The following case summary from a misdemeanor drug possession case in Torrance exemplifies the fact that a docket entry stating that defendant was admonished about the immigration consequences of a plea is often entered in error. Clerks, who work extremely hard under often quite stressful conditions, do make mistakes. They are human.
In the case of our client who was convicted in 2013, when he was just 18, of possession of methamphetamine (Health & Safety Code § 11377(a)) as a misdemeanor, this proved true.
After he was arrested, he was placed in jail for several days awaiting his arraignment. While in jail, he had discussed his case with another inmate who convinced him that hiring an attorney or even using a public defender was stupid. He told our client to just represent himself and plead guilty so he could get out of jail and go home based on time served.
Our client, believing such advice to be smart, did so and asked the judge to let him represent himself. The judge permitted this and our client pleaded no contest to the 11377 charge. He was then placed on three years of informal probation and ordered to pay a $300 court fine, plus penalties and assessments. He was then released from custody and went home.
A few weeks later, he was arrested again for possession of methamphetamine, this time as a felony, and his probation in the first case was revoked.
The judge in Torrance, correctly sensing our client was addicted to methamphetamine, kindly referred the client to drug treatment under Proposition 36 for both cases and our client completed Prop 36. In entering Prop 36, the client used a public defender, who never discussed the immigration consequences of Prop 36 because it was a felony drug charge.
At the time the client navigated these two cases, he was not a U.S. citizen. He had come to the United States at age two on a visitor visa, but it had expired. Nonetheless, he did not regard the immigration warnings as applying to him because he thought he could not be deported since he had lived in the United States for sixteen years. He also had observed the judge giving such warnings to people to whom it obviously did not apply. Our client believed the script the judge read to each person entering a plea was mandatory to be read, even if it did not apply.

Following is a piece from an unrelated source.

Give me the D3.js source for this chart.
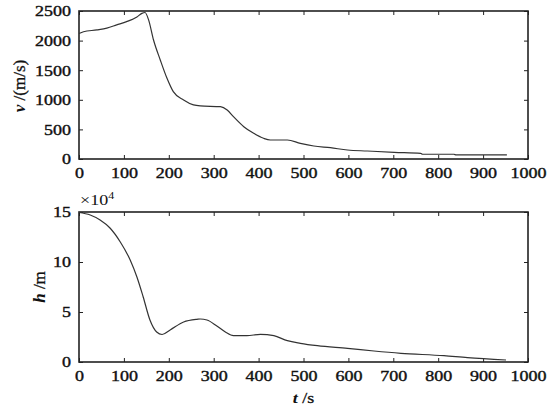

Over the next eight years since his two cases, both in Torrance, our client got married and had two kids. He worked as a mechanic and his wife was studying to become a nurse.
One day, he applied to become a U.S. citizen and was told he was barred because of these two cases, which were dismissed upon his successful completion of Proposition 36, but were nonetheless considered convictions under federal immigration law.
The client went to an immigration attorney to ask if there was anything he could do. The immigration attorney referred the client to Greg Hill & Associates.
The client then called Greg Hill & Associates and spoke with Greg. He described the facts of the case and his current situation in life. Greg then went to the courthouse and got the docket on the case and then discussed a motion to vacate a conviction under Penal Code § 1473.7(a)(1).
The client then retained Greg Hill & Associates and our office then prepared, filed and served the motion to vacate for the first 11377 case (the misdemeanor).
The Torrance City Prosecutor had never seen such a motion and believed it was a motion to set aside a plea under Penal Code § 1016 for failure to warn the client of the immigration consequences of a plea. Greg discussed this with her and explained that even if such warnings are given by the judge, such warning do not substitute for advice of counsel, which our client’s motion addressed in the motion. If fact, even an admonition by the judge, which did not happen here, that deportation “will result” is not a categorical bar to relief. People v. Camacho
(2019) 32 Cal. App. 5th 998, 1011, fn. 8. Nor is the Tahl
Nonetheless, the prosecutor insisted upon getting the transcript from sentencing. About two weeks later, she received the transcript from the court reporter. It did not contain any warning to the client about the immigration consequences (although the docket stated it was given).
The prosecutor then agreed to vacate the plea, which the judge then ordered. The client was very happy with this.
We offer this summary to show how a prosecutor often does not understand the law and it is prudent not to point this out too strongly to him or her. Rather, the savvy way to handle it is to wait until such a misperception seems to be a problem because the judge shares such a misperception or is persuaded by the wrong legal understanding. Here, that point was never reached and the result is what mattered, so Greg never reached that potentially volatile situation where he had to illuminate the prosecutor’s misunderstanding, embarrassing her. It was avoided entirely and our client got the result needed, which is what mattered most.